> [Instruction]
Exclude the pictures, then copy word for word the lines running from the beginning of the records through the line with "const categories = ['Baseline', 'SP25', 'SP15', 'SP05'];".

> [Records provided]
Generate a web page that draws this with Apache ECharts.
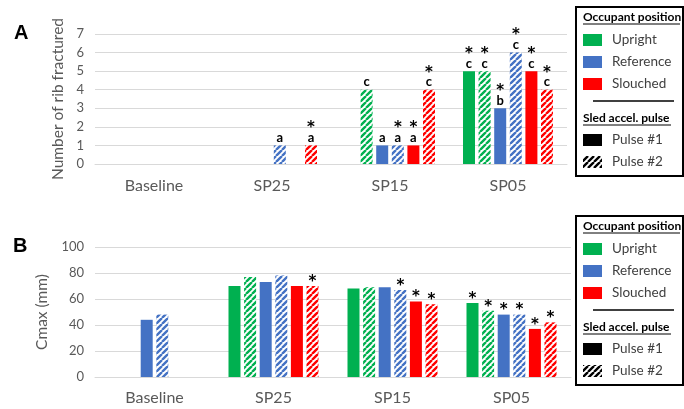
<!DOCTYPE html>
<html lang="en">
<head>
    <meta charset="UTF-8">
    <title>Rib fractures and Cmax</title>
    <script src="https://cdn.jsdelivr.net/npm/echarts@6/dist/echarts.min.js"></script>
</head>
<style>
    *{
        margin: 0;
        padding: 0;
    }
    html , body{
        width: 100%;
        height: 100%;
        overflow: hidden;
        background: #fff;
    }
    .container{
        width: 684px;
        height: 409px;
    }
</style>
<body>
<div class="container"></div>
<script>
    // categories
    const categories = ['Baseline', 'SP25', 'SP15', 'SP05'];

    // A: number of rib fractured
    const ribUprightP1 = [0, 0, 0, 5];
    const ribUprightP2 = [0, 0, 4, 5];
    const ribReferenceP1 = [0, 0, 1, 3];
    const ribReferenceP2 = [0, 1, 1, 6];
    const ribSlouchedP1 = [0, 0, 1, 5];
    const ribSlouchedP2 = [0, 1, 4, 4];
    // annotations above the bars
    const ribMarkUprightP1 = ['', '', '', '*\nc'];
    const ribMarkUprightP2 = ['', '', 'c', '*\nc'];
    const ribMarkReferenceP1 = ['', '', 'a', '*\nb'];
    const ribMarkReferenceP2 = ['', 'a', '*\na', '*\nc'];
    const ribMarkSlouchedP1 = ['', '', '*\na', '*\nc'];
    const ribMarkSlouchedP2 = ['', '*\na', '*\nc', '*\nc'];

    // B: Cmax (mm)
    const cmaxUprightP1 = [null, 70, 68, 57];
    const cmaxUprightP2 = [null, 77, 69, 51];
    const cmaxReferenceP1 = [44, 73, 69, 48];
    const cmaxReferenceP2 = [48, 78, 67, 48];
    const cmaxSlouchedP1 = [null, 70, 58, 37];
    const cmaxSlouchedP2 = [null, 70, 56, 42];
    const cmaxMarkUprightP1 = ['', '', '', '*'];
    const cmaxMarkUprightP2 = ['', '', '', '*'];
    const cmaxMarkReferenceP1 = ['', '', '', '*'];
    const cmaxMarkReferenceP2 = ['', '', '*', '*'];
    const cmaxMarkSlouchedP1 = ['', '', '*', '*'];
    const cmaxMarkSlouchedP2 = ['', '*', '*', '*'];

    const GREEN = '#00b050', BLUE = '#4472c4', RED = '#ff0000';
    const GRAY = '#595959';
    const FONT = 'Lato';

    // diagonal stripes for Pulse #2
    function hatch(color) {
        let c = document.createElement('canvas');
        c.width = c.height = 6;
        let g = c.getContext('2d');
        g.fillStyle = '#fff';
        g.fillRect(0, 0, 6, 6);
        g.strokeStyle = color;
        g.lineWidth = 2.4;
        g.beginPath();
        [-6, 0, 6].forEach(k => {
            g.moveTo(k, 6);
            g.lineTo(k + 6, 0);
        });
        g.stroke();
        return {image: c, repeat: 'repeat'};
    }

    function markText(m) {
        if (!m) return '';
        return m.split('\n').map(s => s == '*' ? '{s|*}' : '{l|' + s + '}').join('\n');
    }

    function bars(idx, data, marks, color, striped) {
        return {
            type: 'bar',
            xAxisIndex: idx,
            yAxisIndex: idx,
            data: data,
            barWidth: 12,
            barGap: '30%',
            itemStyle: {color: striped ? hatch(color) : color},
            label: {
                show: true,
                position: 'top',
                distance: 1,
                color: '#000',
                formatter: p => markText(marks[p.dataIndex]),
                rich: {
                    s: {fontFamily: 'DejaVu Sans', fontWeight: 'bold', fontSize: 15, lineHeight: 11, height: 11, padding: [5, 0, 0, 0]},
                    l: {fontFamily: FONT, fontWeight: 'bold', fontSize: 13, lineHeight: 13}
                }
            }
        };
    }

    let series = [
        bars(0, ribUprightP1, ribMarkUprightP1, GREEN, false),
        bars(0, ribUprightP2, ribMarkUprightP2, GREEN, true),
        bars(0, ribReferenceP1, ribMarkReferenceP1, BLUE, false),
        bars(0, ribReferenceP2, ribMarkReferenceP2, BLUE, true),
        bars(0, ribSlouchedP1, ribMarkSlouchedP1, RED, false),
        bars(0, ribSlouchedP2, ribMarkSlouchedP2, RED, true),
        bars(1, cmaxUprightP1, cmaxMarkUprightP1, GREEN, false),
        bars(1, cmaxUprightP2, cmaxMarkUprightP2, GREEN, true),
        bars(1, cmaxReferenceP1, cmaxMarkReferenceP1, BLUE, false),
        bars(1, cmaxReferenceP2, cmaxMarkReferenceP2, BLUE, true),
        bars(1, cmaxSlouchedP1, cmaxMarkSlouchedP1, RED, false),
        bars(1, cmaxSlouchedP2, cmaxMarkSlouchedP2, RED, true)
    ];

    function xAxis(idx, margin) {
        return {
            type: 'category',
            gridIndex: idx,
            data: categories,
            axisLine: {lineStyle: {color: '#d9d9d9'}},
            axisTick: {show: false},
            axisLabel: {color: GRAY, fontFamily: FONT, fontSize: 16, margin: margin}
        };
    }

    function yAxis(idx, max, interval, name, gap) {
        return {
            type: 'value',
            gridIndex: idx,
            min: 0,
            max: max,
            interval: interval,
            name: name,
            nameLocation: 'middle',
            nameRotate: 90,
            nameGap: gap,
            nameTextStyle: {color: GRAY, fontFamily: FONT, fontSize: 15.5},
            axisLabel: {color: GRAY, fontFamily: FONT, fontSize: 13, margin: 11},
            splitLine: {lineStyle: {color: '#d9d9d9'}}
        };
    }

    // legend box drawn with graphics
    function legendBox(top) {
        const items = [
            {name: 'Upright', fill: GREEN},
            {name: 'Reference', fill: BLUE},
            {name: 'Slouched', fill: RED}
        ];
        const pulses = [
            {name: 'Pulse #1', fill: '#000'},
            {name: 'Pulse #2', fill: hatch('#000')}
        ];
        let els = [{
            type: 'rect', left: 575, top: top,
            shape: {width: 107, height: 169},
            style: {fill: '#fff', stroke: '#000', lineWidth: 2}
        }];
        const heading = (text, y, w) => {
            els.push({type: 'text', x: 583, y: y, style: {
                text: text, fill: '#000', font: 'bold 12px ' + FONT, textVerticalAlign: 'middle'
            }});
            els.push({type: 'line', shape: {x1: 583, y1: y + 7, x2: 583 + w, y2: y + 7},
                style: {stroke: '#000', lineWidth: 1}});
        };
        const entry = (it, y) => {
            els.push({type: 'rect', shape: {x: 583, y: y - 6, width: 19, height: 12}, style: {fill: it.fill}});
            els.push({type: 'text', x: 612, y: y, style: {
                text: it.name, fill: '#404040', font: '13.5px ' + FONT, textVerticalAlign: 'middle'
            }});
        };
        heading('Occupant position', top + 11, 97);
        items.forEach((it, i) => entry(it, top + 34 + i * 22));
        els.push({type: 'line', shape: {x1: 593, y1: top + 95, x2: 674, y2: top + 95},
            style: {stroke: '#000', lineWidth: 1.5}});
        heading('Sled accel. pulse', top + 112, 88);
        pulses.forEach((it, i) => entry(it, top + 134 + i * 22));
        return els;
    }

    let container = document.querySelector('.container');
    let mycharts = echarts.init(container);

    let option = {
        animation: false,
        backgroundColor: '#fff',
        grid: [
            {left: 95, top: 34, width: 472, height: 130},
            {left: 95, top: 247, width: 476, height: 130}
        ],
        xAxis: [xAxis(0, 14), xAxis(1, 13)],
        yAxis: [yAxis(0, 7, 1, 'Number of rib fractured', 28), yAxis(1, 100, 20, 'Cmax (mm)', 36)],
        graphic: [
            {type: 'text', left: 14, top: 23, style: {text: 'A', fill: '#000', font: 'bold 20px Liberation Sans'}},
            {type: 'text', left: 13, top: 236, style: {text: 'B', fill: '#000', font: 'bold 20px Liberation Sans'}}
        ].concat(legendBox(6), legendBox(215)),
        series
    };
    mycharts.setOption(option);
</script>
</body>
</html>
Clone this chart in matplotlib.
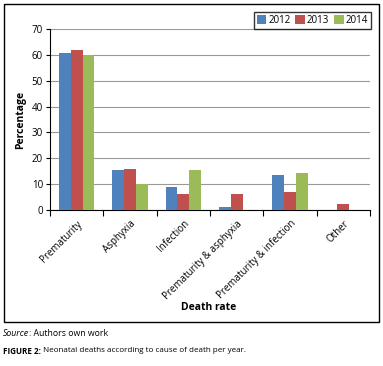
import numpy as np
import matplotlib
matplotlib.use('Agg')
import matplotlib.pyplot as plt
from matplotlib.patches import Rectangle
from matplotlib.transforms import offset_copy

# data
causes = ['Prematurity', 'Asphyxia', 'Infection', 'Prematurity & asphyxia',
          'Prematurity & infection', 'Other']
years = ['2012', '2013', '2014']
y2012 = [60.7, 15.6, 9.0, 1.0, 13.4, 0.0]
y2013 = [62.0, 15.8, 6.0, 6.0, 7.1, 2.2]
y2014 = [60.0, 10.0, 15.6, 0.0, 14.2, 0.0]
colors = ['#4F81BD', '#C0504D', '#9BBB59']

plt.rcParams['font.family'] = ['Open Sans', 'DejaVu Sans']

fig = plt.figure(figsize=(3.83, 3.66), dpi=100)

# outer frame around chart
fig.patches.append(Rectangle((4 / 383, 1 - 322 / 366), 375 / 383, 318 / 366,
                             transform=fig.transFigure, fill=False,
                             edgecolor='black', linewidth=1.0))

ax = fig.add_axes([50 / 383, 1 - 210 / 366, 320 / 383, 181 / 366])

x = np.arange(len(causes))
w = 0.22
for i, (vals, yr) in enumerate(zip([y2012, y2013, y2014], years)):
    ax.bar(x + (i - 1) * w, vals, w, color=colors[i], label=yr, zorder=3)

ax.set_xlim(-0.5, len(causes) - 0.5)
ax.set_ylim(0, 70)
ax.set_yticks(range(0, 71, 10))
ax.yaxis.grid(True, color='#999999', linewidth=0.8, zorder=0)
ax.tick_params(axis='y', labelsize=7, length=3, width=0.8, pad=2)

ax.set_xticks(np.arange(-0.5, len(causes)), minor=False)
ax.set_xticklabels([])
ax.set_xticks(x, minor=True)
ax.set_xticklabels(causes, minor=True, rotation=45, ha='right',
                   rotation_mode='anchor', fontsize=7)
ax.tick_params(axis='x', which='major', length=4, width=0.8)
ax.tick_params(axis='x', which='minor', length=0, pad=6)

for s in ['top', 'right']:
    ax.spines[s].set_visible(False)
ax.spines['left'].set_linewidth(0.8)
ax.spines['bottom'].set_linewidth(0.8)

ax.set_ylabel('Percentage', fontsize=7.5, fontweight='bold', labelpad=4)
fig.text(209 / 383, 1 - 308 / 366, 'Death rate', fontsize=7.5, fontweight='bold',
         ha='center', va='center')

leg = fig.legend(loc='upper right', bbox_to_anchor=(376 / 383, 1 - 7 / 366),
                 ncol=3, fontsize=7, frameon=True, fancybox=False,
                 handlelength=1.0, handleheight=1.0, handletextpad=0.2,
                 columnspacing=0.5, borderpad=0.3)
leg.get_frame().set_edgecolor('black')
leg.get_frame().set_linewidth(1.0)


def text_run(parts, x0, y0, size):
    # draw a run of differently styled text pieces one after another
    renderer = fig.canvas.get_renderer()
    tr = fig.transFigure
    for s, style, weight in parts:
        t = fig.text(x0, y0, s, fontsize=size, style=style, fontweight=weight,
                     ha='left', va='center', transform=tr)
        wpx = t.get_window_extent(renderer).width
        tr = offset_copy(tr, fig=fig, x=wpx, y=0, units='dots')


text_run([('Source', 'italic', 'normal'), (': Authors own work', 'normal', 'normal')],
         3 / 383, 1 - 333 / 366, 6.3)
text_run([('FIGURE 2:', 'normal', 'bold'),
          (' Neonatal deaths according to cause of death per year.', 'normal', 'normal')],
         3 / 383, 1 - 351 / 366, 5.8)

fig.savefig('out.png', dpi=100)
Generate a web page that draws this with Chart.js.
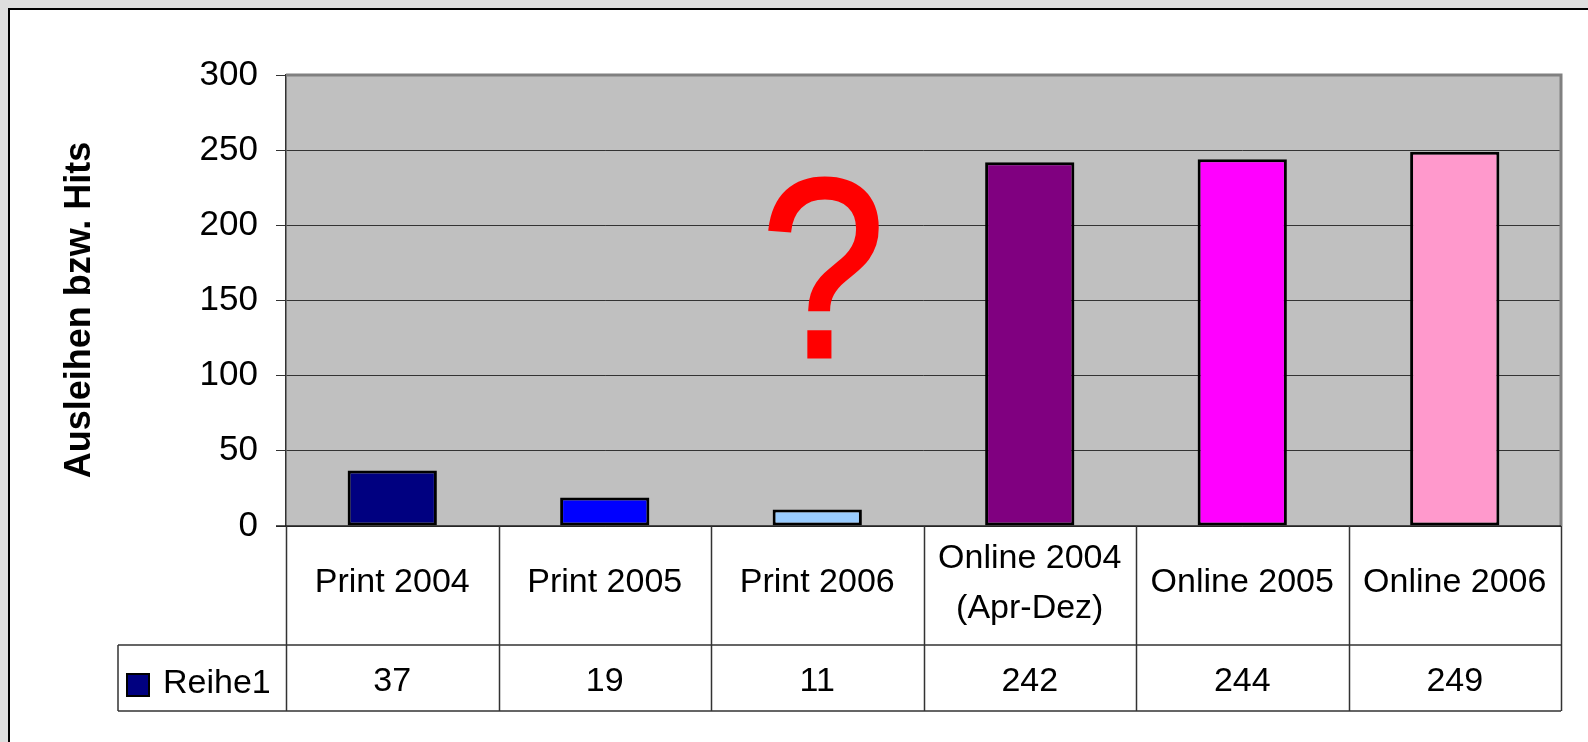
<!DOCTYPE html>
<html><head><meta charset="utf-8">
<script src="https://cdn.jsdelivr.net/npm/chart.js@4/dist/chart.umd.min.js"></script>
<style>html,body{margin:0;padding:0;background:#dedede;overflow:hidden}canvas{display:block}</style>
</head><body>
<canvas id="c" width="1588" height="742"></canvas>
<script>
// ---- data ----
const categories = [['Print 2004'], ['Print 2005'], ['Print 2006'], ['Online 2004', '(Apr-Dez)'], ['Online 2005'], ['Online 2006']];
const seriesName = 'Reihe1';
const values = [37, 19, 11, 242, 244, 249];
const barColors = ['#000080', '#0000FF', '#99CCFF', '#800080', '#FF00FF', '#FF99CC'];
const yMin = 0, yMax = 300, yStep = 50;
const yTitle = 'Ausleihen bzw. Hits';
const annotationText = '?';
const annotationCategory = 2;
const annotationValue = 112;

const FONT = '"Liberation Sans", Arial, sans-serif';

const decor = {
  id: 'decor',
  beforeDraw(chart) {
    const ctx = chart.ctx, a = chart.chartArea;
    ctx.save();
    ctx.fillStyle = '#dedede'; ctx.fillRect(0, 0, chart.width, chart.height);
    ctx.fillStyle = '#ffffff'; ctx.fillRect(9, 9, chart.width, chart.height);
    ctx.strokeStyle = '#000'; ctx.lineWidth = 2;
    ctx.beginPath(); ctx.moveTo(9, chart.height); ctx.lineTo(9, 9); ctx.lineTo(chart.width, 9); ctx.stroke();
    ctx.fillStyle = '#c0c0c0'; ctx.fillRect(a.left, a.top, a.right - a.left, a.bottom - a.top);
    ctx.restore();
  },
  afterDraw(chart) {
    const ctx = chart.ctx, a = chart.chartArea;
    const xs = chart.scales.x, ys = chart.scales.y;
    const n = categories.length;
    const cw = (a.right - a.left) / n;
    const row1Top = a.bottom, row1Bot = a.bottom + 119, row2Bot = row1Bot + 66;
    const legendLeft = 118;
    ctx.save();
    // plot border (grey top/right)
    ctx.strokeStyle = '#808080'; ctx.lineWidth = 3;
    ctx.beginPath(); ctx.moveTo(a.left, a.top); ctx.lineTo(a.right, a.top); ctx.lineTo(a.right, a.bottom); ctx.stroke();
    // axis line at bottom
    ctx.strokeStyle = '#222'; ctx.lineWidth = 1.5;
    ctx.beginPath(); ctx.moveTo(a.left - 10, a.bottom); ctx.lineTo(a.right, a.bottom); ctx.stroke();
    // table lines
    ctx.strokeStyle = '#333'; ctx.lineWidth = 1.5;
    ctx.beginPath();
    ctx.moveTo(legendLeft, row1Bot); ctx.lineTo(a.right, row1Bot);
    ctx.moveTo(legendLeft, row2Bot); ctx.lineTo(a.right, row2Bot);
    ctx.moveTo(legendLeft, row1Bot); ctx.lineTo(legendLeft, row2Bot);
    for (let i = 0; i <= n; i++) {
      const x = i < n ? xs.getPixelForValue(i) - cw / 2 : xs.getPixelForValue(n - 1) + cw / 2;
      ctx.moveTo(Math.round(x) + 0.5, row1Top); ctx.lineTo(Math.round(x) + 0.5, row2Bot);
    }
    ctx.stroke();
    // category labels and values
    ctx.fillStyle = '#000';
    ctx.font = '34px ' + FONT;
    ctx.textAlign = 'center'; ctx.textBaseline = 'alphabetic';
    categories.forEach((lines, i) => {
      const cx = xs.getPixelForValue(i);
      if (lines.length === 1) {
        ctx.fillText(lines[0], cx, row1Top + 66);
      } else {
        ctx.fillText(lines[0], cx, row1Top + 42);
        ctx.fillText(lines[1], cx, row1Top + 92);
      }
      ctx.fillText(String(values[i]), cx, row1Bot + 46);
    });
    // legend key
    ctx.fillStyle = barColors[0];
    ctx.fillRect(127, row1Bot + 29, 22, 22);
    ctx.strokeStyle = '#000'; ctx.lineWidth = 2;
    ctx.strokeRect(127, row1Bot + 29, 22, 22);
    ctx.fillStyle = '#000'; ctx.textAlign = 'left';
    ctx.fillText(seriesName, 163, row1Bot + 48);
    // y title
    ctx.save();
    ctx.translate(90, 310); ctx.rotate(-Math.PI / 2);
    ctx.font = 'bold 36px ' + FONT; ctx.textAlign = 'center'; ctx.textBaseline = 'alphabetic';
    ctx.fillText(yTitle, 0, 0);
    ctx.restore();
    // annotation
    const qx = xs.getPixelForValue(annotationCategory) + 6, qy = ys.getPixelForValue(annotationValue) - 1;
    ctx.save();
    ctx.translate(qx, qy); ctx.scale(0.88, 1);
    ctx.fillStyle = '#ff0000'; ctx.strokeStyle = '#ff0000'; ctx.lineWidth = 3;
    ctx.font = '256px ' + FONT; ctx.textAlign = 'center'; ctx.textBaseline = 'alphabetic';
    ctx.fillText(annotationText, 0, 0);
    ctx.strokeText(annotationText, 0, 0);
    ctx.restore();
    ctx.restore();
  }
};

new Chart(document.getElementById('c'), {
  type: 'bar',
  data: {
    labels: categories,
    datasets: [{
      label: seriesName,
      data: values,
      backgroundColor: barColors,
      borderColor: '#000',
      borderWidth: 3,
      borderSkipped: false,
      barPercentage: 0.42,
      categoryPercentage: 1.0
    }]
  },
  options: {
    responsive: false,
    animation: false,
    devicePixelRatio: 1,
    layout: { padding: { top: 75, right: 27, bottom: 216, left: 0 } },
    plugins: { legend: { display: false }, tooltip: { enabled: false }, title: { display: false } },
    scales: {
      x: { display: false },
      y: {
        min: yMin, max: yMax,
        afterFit(scale) { scale.width = 286; },
        ticks: { stepSize: yStep, color: '#000', padding: 18, font: { family: FONT, size: 35 } },
        grid: { color: '#333', lineWidth: 1, tickLength: 10, drawTicks: true },
        border: { display: true, color: '#333', width: 1.5 }
      }
    }
  },
  plugins: [decor]
});
</script>
</body></html>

> [Result]
Generate a web page that draws this with Apache ECharts.
<!DOCTYPE html>
<html lang="en">
<head>
    <meta charset="UTF-8">
    <title>Rib fractures and Cmax</title>
    <script src="https://cdn.jsdelivr.net/npm/echarts@6/dist/echarts.min.js"></script>
</head>
<style>
    *{
        margin: 0;
        padding: 0;
    }
    html , body{
        width: 100%;
        height: 100%;
        overflow: hidden;
        background: #fff;
    }
    .container{
        width: 684px;
        height: 409px;
    }
</style>
<body>
<div class="container"></div>
<script>
    // categories
    const categories = ['Baseline', 'SP25', 'SP15', 'SP05'];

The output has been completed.